Mi pueblo, en las Cortes

Si usted no se siente ni ciudadano del mundo, ni europeo, poco español, menos castellano-leonés y ni siquiera segoviense, sepa que el nombre de su pueblo, sea el que sea (se lo han mandado revisar a varios funcionarios) está en este panel. Si quiere comprobarlo sólo tiene que acercarse al edificio de las Cortes de Castilla y León, que ahora está en el mismo Valladolid, al otro lado del río. Cada una de las nueve provincias cuenta con su colorido marcador y su correspondiente escudo. Hay que reconocer que, en esta región, a número de provincias y de municipios no nos gana nadie (del número de habitantes no pone nada). Eso sí, si usted nació en una pedanía, no espere encontrarla: tendrá que pedir la hoja de reclamaciones en alguna ventanilla única.

domingo, 10 de enero de 2010

Vuelta a casa

Hasta los quince años, más o menos, pensaba que de adulta seguiría viviendo en mi barrio de siempre, en el casco antiguo, a ser posible en la calle Velarde, que era mi favorita. Años después, viví de alquiler en un piso bastante cercano a esa zona, aunque hoy, en perspectiva, no recuerdo aquel tiempo como especialmente feliz. Siempre me han inquietado esos pueblos pequeños y aislados en el páramo, con un núcleo de casas que se comunica, como una península, con un minúsculo y tapiado cementerio, destino de los paseos diarios de sus vecinos. Para muchos, un par de kilómetros cuadrados han sido todo el escenario de su existencia, lo que hoy puede causar espanto, cuando hay tanta gente que suspira por autorretrarse todos los veranos lo más lejos posible de su casa. Sin embargo, pocos, poquísimos se desprenden de sus raíces, y hay algo que te impulsa a regresar, con la ilusión de un indiano, y contemplar el camino recorrido.

Vivir de renta supongo que a algunos les parece inseguro, aunque yo, después de casi veinte años de experiencia en el tema, creo que la provisionalidad tiene bastantes ventajas –una no pequeña es saltarse las reuniones de propietarios– y se adapta bien a los meandros de esta vida tan breve. En Palencia compartí piso con dos chicas que no se hablaban entre sí, y tenía por vecinos arriba a un niño que cada mañana estampaba el tazón de cereales contra nuestra colada y abajo unas mujeres que cada noche juntaban a veinte vecinas para rezar un sonoro rosario. En Madrid estuve en el piso de una divorciada que vengó sus recuerdos alquilando el inmueble con todos los detalles de la vida matrimonial dentro, recuerdos de viaje, fotos y libros dedicados incluidos.

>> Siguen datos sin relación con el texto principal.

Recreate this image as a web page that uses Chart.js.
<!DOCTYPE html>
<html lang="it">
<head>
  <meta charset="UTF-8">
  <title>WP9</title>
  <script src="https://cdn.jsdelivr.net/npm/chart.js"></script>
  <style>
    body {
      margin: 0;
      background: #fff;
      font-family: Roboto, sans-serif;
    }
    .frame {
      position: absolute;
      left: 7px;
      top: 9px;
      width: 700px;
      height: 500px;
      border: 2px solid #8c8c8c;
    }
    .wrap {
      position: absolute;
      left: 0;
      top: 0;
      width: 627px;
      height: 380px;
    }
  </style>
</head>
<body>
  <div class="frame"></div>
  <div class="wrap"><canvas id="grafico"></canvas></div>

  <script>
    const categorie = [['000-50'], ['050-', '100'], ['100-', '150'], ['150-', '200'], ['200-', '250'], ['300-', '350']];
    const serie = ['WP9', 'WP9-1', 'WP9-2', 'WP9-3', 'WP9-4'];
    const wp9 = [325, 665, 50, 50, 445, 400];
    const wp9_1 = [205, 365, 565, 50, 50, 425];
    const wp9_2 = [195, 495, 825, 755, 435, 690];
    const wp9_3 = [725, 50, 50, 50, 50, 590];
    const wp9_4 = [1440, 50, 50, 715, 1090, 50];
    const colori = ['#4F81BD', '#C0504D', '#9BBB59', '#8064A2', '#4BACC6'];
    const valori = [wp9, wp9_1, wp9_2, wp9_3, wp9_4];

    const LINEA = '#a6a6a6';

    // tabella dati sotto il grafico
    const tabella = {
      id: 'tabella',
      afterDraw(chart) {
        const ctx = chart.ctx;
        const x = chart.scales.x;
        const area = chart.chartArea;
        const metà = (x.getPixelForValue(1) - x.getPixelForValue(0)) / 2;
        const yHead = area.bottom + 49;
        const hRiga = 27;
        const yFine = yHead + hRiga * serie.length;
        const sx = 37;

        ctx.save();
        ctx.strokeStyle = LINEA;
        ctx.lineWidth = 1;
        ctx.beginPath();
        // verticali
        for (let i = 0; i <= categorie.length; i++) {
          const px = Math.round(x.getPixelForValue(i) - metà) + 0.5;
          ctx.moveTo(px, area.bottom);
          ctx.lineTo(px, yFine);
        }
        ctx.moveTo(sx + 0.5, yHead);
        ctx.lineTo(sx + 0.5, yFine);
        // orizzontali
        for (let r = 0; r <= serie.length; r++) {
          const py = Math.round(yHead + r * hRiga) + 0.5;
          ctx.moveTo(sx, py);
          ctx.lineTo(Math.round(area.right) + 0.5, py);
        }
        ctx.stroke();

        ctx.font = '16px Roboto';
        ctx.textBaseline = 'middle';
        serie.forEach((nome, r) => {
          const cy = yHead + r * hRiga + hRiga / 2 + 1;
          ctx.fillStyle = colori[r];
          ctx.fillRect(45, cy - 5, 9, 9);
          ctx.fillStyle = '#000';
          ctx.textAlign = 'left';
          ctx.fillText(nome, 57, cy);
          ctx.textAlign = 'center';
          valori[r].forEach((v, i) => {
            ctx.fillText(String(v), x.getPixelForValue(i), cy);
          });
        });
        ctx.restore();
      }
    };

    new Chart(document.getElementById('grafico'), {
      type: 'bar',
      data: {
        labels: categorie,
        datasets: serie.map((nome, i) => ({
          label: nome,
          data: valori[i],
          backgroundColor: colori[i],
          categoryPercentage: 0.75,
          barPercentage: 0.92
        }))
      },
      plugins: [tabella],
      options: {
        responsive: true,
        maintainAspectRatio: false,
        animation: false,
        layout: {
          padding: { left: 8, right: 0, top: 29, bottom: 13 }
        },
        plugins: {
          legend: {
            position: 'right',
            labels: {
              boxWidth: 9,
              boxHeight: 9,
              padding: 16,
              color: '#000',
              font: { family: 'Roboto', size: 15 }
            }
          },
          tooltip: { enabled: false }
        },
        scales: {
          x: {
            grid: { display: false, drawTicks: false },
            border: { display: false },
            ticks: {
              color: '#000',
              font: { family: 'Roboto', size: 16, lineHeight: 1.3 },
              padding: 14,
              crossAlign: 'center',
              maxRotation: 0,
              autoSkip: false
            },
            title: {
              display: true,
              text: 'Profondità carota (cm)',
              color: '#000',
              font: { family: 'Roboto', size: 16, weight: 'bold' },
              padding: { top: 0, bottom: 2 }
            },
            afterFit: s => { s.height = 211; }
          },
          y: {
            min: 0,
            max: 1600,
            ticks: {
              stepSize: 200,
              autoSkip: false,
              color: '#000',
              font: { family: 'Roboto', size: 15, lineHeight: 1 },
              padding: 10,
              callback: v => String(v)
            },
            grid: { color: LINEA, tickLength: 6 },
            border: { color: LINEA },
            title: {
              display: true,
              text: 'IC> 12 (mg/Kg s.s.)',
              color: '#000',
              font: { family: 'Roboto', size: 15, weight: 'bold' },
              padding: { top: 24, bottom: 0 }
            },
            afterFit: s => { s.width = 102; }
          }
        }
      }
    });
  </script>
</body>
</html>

Cuando llegué a Valladolid viví con unas chicas que tenían un gato que me amargaba la existencia. Para poder tener un buzón para mí sola me instalé después en un “apartamento” que pasaría fácilmente por un cuarto de calderas, y luego fui a un piso soleado y medianamente normal, en el que comencé a conocer las beneficiosas rutinas de la vida doméstica. Recuerdo la primera visita a la casa en la que estoy ahora, el salón vacío, grande y luminoso, en el que inmediatamente imaginé corriendo feliz a mi primer hijo, un bebé por entonces. También mis caseros, cuando compraron este piso, soñaron con que sus hijos crecieran en ella, en su Valladolid natal, y sin embargo el trabajo les llevó, sin vuelta, a Madrid. Supongo que unos vivimos en los sueños de otros, y otros viven en los nuestros.

Tu casa marca tu orden y tu desorden, lo que has hecho y lo que está pendiente. Hacer las maletas exige una tarea física y también exige desprenderse de la mayoría de lo que tu casa guarda para elegir lo esencial, lo que te acompañará a otra parte. Creo que todos los que hemos vivido, estudiado y trabajado muchos años fuera hemos fantaseado con poder irnos sin maleta alguna, con las manos en los bolsillos, y no con esa especie de bola de presidio con ruedas. La maleta, aunque la escondas de tu vista debajo de la cama, te susurra por la noche: “Recuerda que las vacaciones se acaban, recuerda que tienes que volver a casa”. “¿A casa? ¿Pero es que Segovia ya no es mi casa?”, te preguntas, sin encontrar una respuesta convincente. De vuelta a Valladolid, deshaces las maletas, riegas las plantas y pones la cafetera. Suena el teléfono. “Sí, la carretera bien. Ya estamos en casa”.